Four options for addressing the lack of supply relative to demand are considered in the paper. There are:

  • the Commonwealth Government’s Australian Domestic Gas Security Mechanism;
  • expanding domestic supply;
  • importing LNG; and
  • expanding pipeline infrastructure to connect interstate gas reserves to the east-coast.

The paper presents simplified partial equilibrium analysis (i.e. demand and supply curves) to demonstrate how each of the options would impact on the market.

  • Expanding domestic supply: Expanding supply is a logical solution to the problem. But in a world of low global LNG pricing, supply cannot expand when it is a function of the expected future stream of diminishing revenue from global gas pricing. As a price taker, Australian LNG producers face little incentive to expand production domestically when there is a subdued outlook for global gas pricing. If global LNG prices are high, expanded domestic supply may in fact be the best option. A paper by Paul Simshauser and I came to this conclusion a few years ago.
  • Importing LNG: In an environment with comparatively high international gas pricing, it would be improbable for gas import infrastructure to be utilised. However, in an environment of relatively low international gas pricing, import infrastructure of considerable capacity (relative to domestic gas consumption) may play a critical role in eliminating price differentials between Australian and international markets. The ‘price floor’ becomes the ‘price cap’.
  • Expanding interstate pipeline capacity: Some preliminary estimates of the cost of building a pipeline from Western Australia indicate it would be uneconomic when compared to importation infrastructure. Credit Suisse have estimated that transporting Western Australian gas to Victoria would result in pipeline tariffs of approximately $7.50 per GJ (around $6 per GJ for transportation to Moomba and a further $1.50 per GJ from Moomba to Melbourne). Assuming shipping and liquefaction costs of around $1.70 per GJ and $1.50 per GJ for life cycle import terminal costs, Credit Suisse estimate the ‘equivalent’ tariff for importing gas would be around $3.20 per GJ.

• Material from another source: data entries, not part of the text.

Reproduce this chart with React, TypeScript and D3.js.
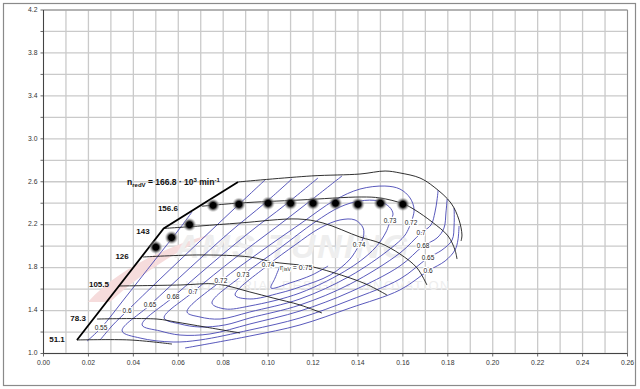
import React from "react";
import * as d3 from "d3";

type P = [number, number];

// ---- axes ----
const xTickVals = [0, 0.02, 0.04, 0.06, 0.08, 0.1, 0.12, 0.14, 0.16, 0.18, 0.2, 0.22, 0.24, 0.26];
const yTickVals = [1.0, 1.4, 1.8, 2.2, 2.6, 3.0, 3.4, 3.8, 4.2];
const xGridVals = d3.range(0, 27).map((i) => i / 100);
const yGridVals = d3.range(0, 17).map((i) => 1 + i * 0.2);

// ---- speed lines (n_redV, 10^3 min^-1) ----
const surgeLine: P[] = [[0.0149, 1.126], [0.0535, 2.165], [0.0866, 2.598]];
const speed511: P[] = [[0.0149, 1.126], [0.0385, 1.126], [0.0572, 1.088]];
const speed783: P[] = [[0.0238, 1.321], [0.0505, 1.321], [0.059, 1.293], [0.0719, 1.247], [0.0875, 1.191]];
const speed1055: P[] = [[0.0336, 1.629], [0.0608, 1.638], [0.0773, 1.647], [0.0919, 1.573], [0.1022, 1.517], [0.1142, 1.452], [0.124, 1.377]];
const speed126: P[] = [[0.0443, 1.899], [0.0697, 1.918], [0.0919, 1.899], [0.1022, 1.852], [0.1142, 1.824], [0.12, 1.806], [0.1365, 1.703], [0.1445, 1.638], [0.1529, 1.545]];
const speed143: P[] = [[0.0535, 2.165], [0.0697, 2.188], [0.0875, 2.216], [0.1133, 2.253], [0.1244, 2.216], [0.1409, 2.085], [0.1498, 2.029], [0.1587, 1.927], [0.1663, 1.797], [0.1707, 1.638]];
const speed1566: P[] = [[0.0705, 2.372], [0.0875, 2.402], [0.1142, 2.43], [0.1414, 2.458], [0.1498, 2.449], [0.1601, 2.395], [0.1654, 2.337], [0.173, 2.225], [0.1801, 2.095], [0.1832, 1.964], [0.1841, 1.88]];
const speed1668: P[] = [[0.0866, 2.598], [0.1192, 2.654], [0.1409, 2.672], [0.1521, 2.7], [0.1587, 2.682], [0.1676, 2.635], [0.1739, 2.551], [0.1814, 2.402], [0.185, 2.244], [0.1863, 2.104], [0.1859, 2.048]];
const speedLines = [speed511, speed783, speed1055, speed126, speed143, speed1566, speed1668];

const speedLabels = ["51.1", "78.3", "105.5", "126", "143", "156.6"];
const speedLabelPos: P[] = [[0.006, 1.126], [0.0154, 1.321], [0.0247, 1.638], [0.035, 1.899], [0.0443, 2.132], [0.0554, 2.346]];
const topLabelPos: P = [0.0372, 2.588];

// ---- measured points on 156.6 line / surge ----
const dotX = [0.05, 0.057, 0.065, 0.0755, 0.087, 0.1, 0.11, 0.12, 0.13, 0.14, 0.15, 0.16];
const dotY = [1.99, 2.08, 2.2, 2.38, 2.39, 2.4, 2.4, 2.4, 2.4, 2.39, 2.4, 2.39];

// ---- isentropic efficiency contours ----
const eff055: P[] = [[0.0194, 1.116], [0.0256, 1.238], [0.0363, 1.517], [0.0496, 1.871], [0.0608, 2.169], [0.0661, 2.318]];
const eff060a: P[] = [[0.0986, 2.616], [0.0853, 2.356], [0.0697, 2.048], [0.0519, 1.694], [0.0372, 1.396], [0.0309, 1.266], [0.0252, 1.126]];
const eff060b: P[] = [[0.063, 1.051], [0.0919, 1.163], [0.1142, 1.266], [0.1365, 1.424], [0.1587, 1.592], [0.1712, 1.769], [0.1788, 1.862], [0.1832, 1.964], [0.1845, 2.057], [0.185, 2.188]];
const eff065: P[] = [[0.1106, 2.626], [0.0986, 2.402], [0.083, 2.132], [0.0652, 1.797], [0.0474, 1.452], [0.035, 1.21], [0.043, 1.144], [0.0577, 1.107], [0.0697, 1.126], [0.0919, 1.219], [0.1142, 1.331], [0.1365, 1.498], [0.1587, 1.694], [0.1712, 1.89], [0.1774, 1.964], [0.1819, 2.057], [0.1828, 2.197], [0.1828, 2.356]];
const eff068: P[] = [[0.1222, 2.635], [0.1075, 2.383], [0.0919, 2.132], [0.0741, 1.824], [0.0577, 1.526], [0.0439, 1.266], [0.0519, 1.21], [0.0608, 1.172], [0.0741, 1.182], [0.0919, 1.275], [0.1142, 1.396], [0.1365, 1.573], [0.1587, 1.815], [0.169, 2.001], [0.1752, 2.076], [0.1783, 2.169], [0.1792, 2.318], [0.1797, 2.439]];
const eff070: P[] = [[0.1329, 2.654], [0.1187, 2.421], [0.1031, 2.169], [0.0853, 1.89], [0.0666, 1.573], [0.0537, 1.331], [0.0608, 1.275], [0.0697, 1.247], [0.0808, 1.266], [0.0919, 1.331], [0.1142, 1.452], [0.1365, 1.647], [0.1587, 1.936], [0.1681, 2.123], [0.1725, 2.197], [0.1743, 2.318], [0.1752, 2.43], [0.1757, 2.523]];
const eff072: P[] = [[0.1636, 2.216], [0.165, 2.337], [0.1632, 2.449], [0.1587, 2.532], [0.152, 2.56], [0.1409, 2.532], [0.1298, 2.43], [0.1142, 2.206], [0.0964, 1.946], [0.079, 1.675], [0.0639, 1.387], [0.0697, 1.34], [0.0786, 1.321], [0.0919, 1.387], [0.1142, 1.508], [0.1365, 1.722], [0.1543, 1.974], [0.161, 2.104], [0.1636, 2.216]];
const eff073: P[] = [[0.1543, 2.234], [0.1556, 2.3], [0.154, 2.365], [0.149, 2.421], [0.1409, 2.421], [0.132, 2.365], [0.1209, 2.225], [0.1053, 1.983], [0.0888, 1.731], [0.075, 1.47], [0.0808, 1.415], [0.0919, 1.443], [0.1142, 1.564], [0.1365, 1.797], [0.1476, 1.983], [0.1525, 2.132], [0.1543, 2.234]];
const eff074: P[] = [[0.1405, 2.011], [0.1423, 2.076], [0.1423, 2.169], [0.1387, 2.244], [0.132, 2.244], [0.1231, 2.169], [0.112, 2.011], [0.1, 1.824], [0.0853, 1.545], [0.0919, 1.508], [0.1053, 1.564], [0.1142, 1.62], [0.1276, 1.731], [0.1365, 1.88], [0.1405, 2.011]];
const eff075: P[] = [[0.1053, 1.815], [0.1031, 1.703], [0.1013, 1.61], [0.1097, 1.657], [0.1195, 1.731], [0.1267, 1.815]];
const effLines = [eff055, eff060a, eff060b, eff065, eff068, eff070, eff072, eff073, eff074, eff075];

const effLabels = ["0.55", "0.6", "0.65", "0.68", "0.7", "0.72", "0.73", "0.74", "0.74", "0.73", "0.72", "0.7", "0.68", "0.65", "0.6"];
const effLabelPos: P[] = [
  [0.0256, 1.238], [0.0372, 1.396], [0.0474, 1.452], [0.0577, 1.526], [0.0666, 1.573], [0.079, 1.675], [0.0888, 1.731], [0.1, 1.824],
  [0.1405, 2.011], [0.1543, 2.234], [0.1636, 2.216], [0.1681, 2.123], [0.169, 2.001], [0.1712, 1.89], [0.1712, 1.769],
];
const etaLabelPos: P = [0.1053, 1.797];

const FONT = "'Liberation Sans', Arial, sans-serif";

export default function App() {
  const x = d3.scaleLinear().domain([0, 0.26]).range([43.5, 627.5]);
  const y = d3.scaleLinear().domain([1, 4.2]).range([353.5, 10]);
  const line = d3.line<P>().x((d) => x(d[0])).y((d) => y(d[1])).curve(d3.curveCatmullRom.alpha(0.5));
  const straight = d3.line<P>().x((d) => x(d[0])).y((d) => y(d[1]));
  const [x0, x1] = x.range();
  const [y0, y1] = y.range();

  return (
    <svg width={640} height={389} style={{ position: "absolute", left: 0, top: 0, background: "#fff" }} fontFamily={FONT}>
      <defs>
        <radialGradient id="dotg">
          <stop offset="0" stopColor="#000" />
          <stop offset="0.42" stopColor="#000" />
          <stop offset="0.6" stopColor="#444" stopOpacity="0.8" />
          <stop offset="1" stopColor="#bbb" stopOpacity="0" />
        </radialGradient>
      </defs>
      <rect x={0} y={0} width={640} height={389} fill="#fff" />
      <rect x={3.5} y={3.5} width={632} height={382} fill="none" stroke="#8a8a8a" strokeWidth={1.2} />

      {/* grid */}
      {xGridVals.map((v) => (
        <line key={"gx" + v} x1={x(v)} x2={x(v)} y1={y1} y2={y0} stroke="#cacaca" strokeWidth={1.3} />
      ))}
      {yGridVals.map((v) => (
        <line key={"gy" + v} x1={x0} x2={x1} y1={y(v)} y2={y(v)} stroke="#cacaca" strokeWidth={1.3} />
      ))}
      <line x1={x0} x2={x1} y1={y1} y2={y1} stroke="#909090" strokeWidth={1} />
      <line x1={x1} x2={x1} y1={y1} y2={y0} stroke="#909090" strokeWidth={1} />

      {/* watermark */}
      <g>
        <path d="M88,302 C115,272 160,248 212,234 C172,254 138,276 110,302 Z" fill="#f6dcdc" />
        <text x={175} y={258} fontSize={34} fontWeight="bold" fontStyle="italic" fill="#eeeeee" letterSpacing={2}>AMS TUNING</text>
        <text x={185} y={290} fontSize={13} fill="#eeeeee" letterSpacing={1.5}>INDUSTRIAL DESIGN • INNOVATION</text>
      </g>

      {/* axes */}
      <line x1={x0} x2={x0} y1={y1} y2={y0} stroke="#444" strokeWidth={1} />
      <line x1={x0} x2={x1} y1={y0} y2={y0} stroke="#444" strokeWidth={1} />
      {yGridVals.map((v) => (
        <line key={"ty" + v} x1={x0 - 3} x2={x0} y1={y(v)} y2={y(v)} stroke="#444" strokeWidth={0.8} />
      ))}
      {xTickVals.map((v) => (
        <line key={"tx" + v} x1={x(v)} x2={x(v)} y1={y0} y2={y0 + 3} stroke="#444" strokeWidth={0.8} />
      ))}
      {yTickVals.map((v) => (
        <text key={"ly" + v} x={x0 - 6} y={y(v)} fontSize={6.8} fill="#333" textAnchor="end" dominantBaseline="middle">
          {d3.format(".1f")(v)}
        </text>
      ))}
      {xTickVals.map((v) => (
        <text key={"lx" + v} x={x(v)} y={y0 + 10} fontSize={6.8} fill="#333" textAnchor="middle" dominantBaseline="middle">
          {d3.format(".2f")(v)}
        </text>
      ))}

      {/* efficiency contours */}
      {effLines.map((d, i) => (
        <path key={"e" + i} d={line(d) || ""} fill="none" stroke="#4646b4" strokeWidth={0.9} />
      ))}

      {/* speed lines */}
      {speedLines.map((d, i) => (
        <path key={"s" + i} d={line(d) || ""} fill="none" stroke="#1a1a1a" strokeWidth={0.9} />
      ))}
      <path d={straight(surgeLine) || ""} fill="none" stroke="#000" strokeWidth={1.8} />

      {/* dots */}
      {dotX.map((v, i) => (
        <circle key={"d" + i} cx={x(v)} cy={y(dotY[i])} r={7} fill="url(#dotg)" />
      ))}

      {/* efficiency labels */}
      {effLabels.map((t, i) => (
        <text key={"el" + i} x={x(effLabelPos[i][0])} y={y(effLabelPos[i][1])} fontSize={6.5} fill="#222" textAnchor="middle"
          dominantBaseline="middle" stroke="#fff" strokeWidth={2.5} paintOrder="stroke" strokeLinejoin="round">
          {t}
        </text>
      ))}
      <text x={x(etaLabelPos[0])} y={y(etaLabelPos[1])} fontSize={7} fill="#222" dominantBaseline="middle"
        stroke="#fff" strokeWidth={2.5} paintOrder="stroke" strokeLinejoin="round">
        η<tspan fontSize={5} dy={2}>isV</tspan><tspan dy={-2}> = 0.75</tspan>
      </text>

      {/* speed labels */}
      {speedLabels.map((t, i) => (
        <text key={"sl" + i} x={x(speedLabelPos[i][0])} y={y(speedLabelPos[i][1])} fontSize={8} fontWeight="bold" fill="#111"
          textAnchor="middle" dominantBaseline="middle">
          {t}
        </text>
      ))}
      <text x={x(topLabelPos[0])} y={y(topLabelPos[1])} fontSize={8.5} fontWeight="bold" fill="#111" dominantBaseline="middle">
        n<tspan fontSize={6} dy={2}>redV</tspan><tspan dy={-2}> = 166.8 · 10</tspan><tspan fontSize={6} dy={-3}>3</tspan>
        <tspan dy={3}> min</tspan><tspan fontSize={6} dy={-3}>-1</tspan>
      </text>
    </svg>
  );
}
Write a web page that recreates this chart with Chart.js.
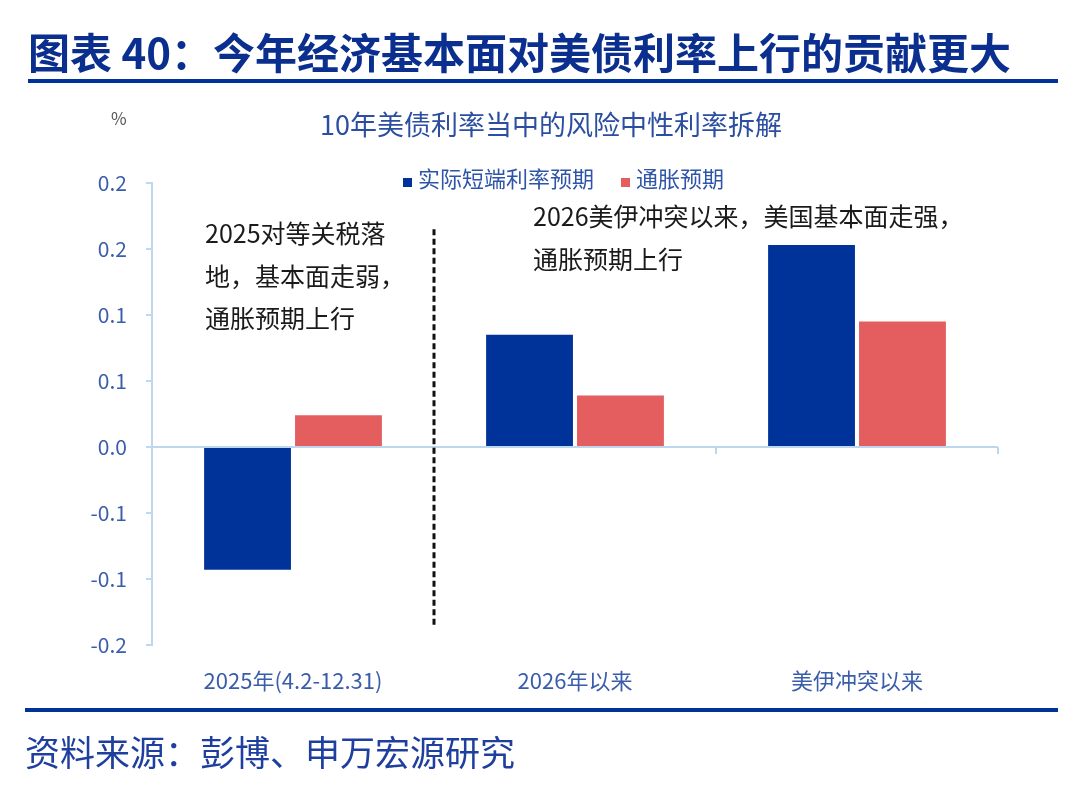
<!DOCTYPE html>
<html>
<head>
<meta charset="utf-8">
<script src="https://cdn.jsdelivr.net/npm/chart.js@4"></script>
<style>
  html, body { margin: 0; padding: 0; background: #fff; }
  body { width: 1080px; height: 786px; position: relative; overflow: hidden;
         font-family: "Noto Sans CJK SC", "Noto Sans", sans-serif; }
  #chart { position: absolute; left: 0; top: 0; }
  .txt { position: absolute; white-space: nowrap; }
  .rule { position: absolute; background: #003399; }
  .legend-item { position: absolute; white-space: nowrap; font-size: 22px; line-height: 22px; color: #2f55a8; }
  .legend-box { display: inline-block; width: 9px; height: 9px; margin-right: 6px; vertical-align: 0px; }
</style>
</head>
<body>
<canvas id="chart" width="1080" height="786"></canvas>

<div class="txt" style="left:28px;top:30px;font-size:42px;line-height:42px;font-weight:bold;color:#0b2f8f;">图表 40：今年经济基本面对美债利率上行的贡献更大</div>
<div class="rule" style="left:28px;top:79px;width:1030px;height:4px;"></div>

<div class="txt" style="left:111px;top:109px;font-size:17px;line-height:17px;color:#555;">%</div>
<div class="txt" style="left:251px;width:600px;text-align:center;top:110px;font-size:27px;line-height:27px;color:#2b4ea0;">10年美债利率当中的风险中性利率拆解</div>
<div id="legend"></div>

<div class="txt" style="left:205px;top:211px;font-size:25px;line-height:42.5px;color:#1a1a1a;">2025对等关税落<br>地，基本面走弱，<br>通胀预期上行</div>
<div class="txt" style="left:533px;top:194px;font-size:25px;line-height:43px;color:#1a1a1a;">2026美伊冲突以来，美国基本面走强，<br>通胀预期上行</div>

<div class="rule" style="left:25px;top:708px;width:1033px;height:4px;"></div>
<div class="txt" style="left:25px;top:733px;font-size:35px;line-height:35px;color:#1f3f9f;">资料来源：彭博、申万宏源研究</div>

<script>
// categories and series
const categories = ["2025年(4.2-12.31)", "2026年以来", "美伊冲突以来"];
const realShortRate = [-0.093, 0.085, 0.153];   // 实际短端利率预期
const inflationExp = [0.024, 0.039, 0.095];     // 通胀预期
const seriesNames = ["实际短端利率预期", "通胀预期"];
const seriesColors = ["#003399", "#E45E5F"];

// y axis ticks (labels as printed, rounded to 1 decimal)
const yTicks = [-0.15, -0.1, -0.05, 0, 0.05, 0.1, 0.15, 0.2];
const yTickLabels = ["-0.2", "-0.1", "-0.1", "0.0", "0.1", "0.1", "0.2", "0.2"];

// dashed divider between first and second category (value range on y)
const dividerRange = [-0.136, 0.165];

const axisColor = "#bdd7ee";
const labelColor = "#3a5dab";
const fontFamily = "'Noto Sans CJK SC', 'Noto Sans', sans-serif";

// html legend
const legendPos = [403, 621];
const legendEl = document.getElementById("legend");
seriesNames.forEach((name, i) => {
  const d = document.createElement("div");
  d.className = "legend-item";
  d.style.left = legendPos[i] + "px";
  d.style.top = "166px";
  d.innerHTML = `<span class="legend-box" style="background:${seriesColors[i]}"></span>${name}`;
  legendEl.appendChild(d);
});

// zero line with category tick marks + dashed divider
const axisDecor = {
  id: "axisDecor",
  beforeDatasetsDraw(chart) {
    const { ctx, chartArea, scales: { x, y } } = chart;
    const y0 = y.getPixelForValue(0);
    ctx.save();
    ctx.strokeStyle = axisColor;
    ctx.lineWidth = 2;
    ctx.beginPath();
    ctx.moveTo(chartArea.left, y0);
    ctx.lineTo(chartArea.right, y0);
    for (let i = 1; i < categories.length; i++) {
      const bx = (x.getPixelForValue(i - 1) + x.getPixelForValue(i)) / 2;
      ctx.moveTo(bx, y0);
      ctx.lineTo(bx, y0 + 7);
    }
    ctx.moveTo(chartArea.right, y0);
    ctx.lineTo(chartArea.right, y0 + 7);
    ctx.stroke();
    ctx.restore();
  },
  afterDatasetsDraw(chart) {
    const { ctx, scales: { x, y } } = chart;
    const bx = (x.getPixelForValue(0) + x.getPixelForValue(1)) / 2;
    ctx.save();
    ctx.strokeStyle = "#111";
    ctx.lineWidth = 3;
    ctx.setLineDash([6, 3.5]);
    ctx.beginPath();
    ctx.moveTo(bx, y.getPixelForValue(dividerRange[1]));
    ctx.lineTo(bx, y.getPixelForValue(dividerRange[0]));
    ctx.stroke();
    ctx.restore();
  }
};

new Chart(document.getElementById("chart").getContext("2d"), {
  type: "bar",
  data: {
    labels: categories,
    datasets: [
      { label: seriesNames[0], data: realShortRate, backgroundColor: seriesColors[0], borderWidth: 0 },
      { label: seriesNames[1], data: inflationExp, backgroundColor: seriesColors[1], borderWidth: 0 }
    ]
  },
  options: {
    responsive: false,
    animation: false,
    categoryPercentage: 0.645,
    barPercentage: 0.955,
    layout: { padding: { top: 183, right: 82, bottom: 81, left: 0 } },
    plugins: { legend: { display: false }, title: { display: false }, tooltip: { enabled: false } },
    scales: {
      x: {
        grid: { display: false, drawTicks: false },
        border: { display: false },
        ticks: { color: labelColor, font: { family: fontFamily, size: 22 }, padding: 22, maxRotation: 0 },
        afterFit: s => { s.height = 60; }
      },
      y: {
        min: -0.15,
        max: 0.2,
        afterBuildTicks: s => { s.ticks = yTicks.map(v => ({ value: v })); },
        grid: { drawOnChartArea: false, drawTicks: true, tickLength: 6, color: axisColor, lineWidth: 2 },
        border: { color: axisColor, width: 2 },
        ticks: {
          color: labelColor,
          font: { family: fontFamily, size: 21 },
          padding: 19,
          callback: (v, i) => yTickLabels[i]
        },
        afterFit: s => { s.width = 152; }
      }
    }
  },
  plugins: [axisDecor]
});
</script>
</body>
</html>
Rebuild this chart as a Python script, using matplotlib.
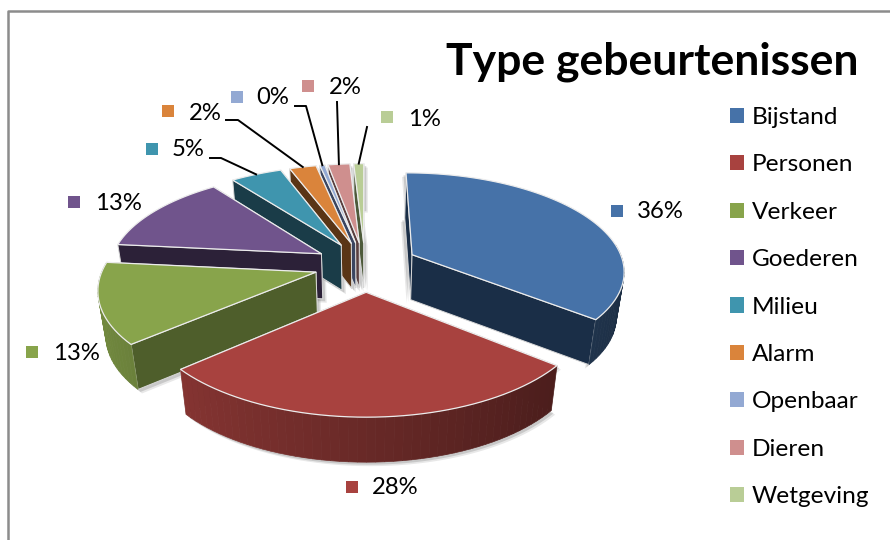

There have been significant unintended negative consequences due to the ‘lumpiness of capital allocation’ (i.e. the development of the LNG export industry) and the ‘temporal instability’ caused by a shift in global oil and gas pricing. The economic detriment being caused by these issues, manifesting through domestic gas supply shortfalls and comparatively high domestic gas prices, is only now being understood by policy makers. A recent paper by other Australian economists is worth reading in this context.

In my view, the most efficient and ‘no regrets’ economic solution at this point in time would be to allow market participants to develop gas import infrastructure. Such a development would ensure that the market price floor (created by LNG export capability) is also the market price cap.

Most importantly, development of gas import infrastructure would not involve government intervention and could therefore limit perceptions of sovereign risk. In the event that international oil and gas prices markedly increased, the economic risk associated with a stranded asset would sit with proponents of gas import infrastructure and not domestic gas users and producers (or the government).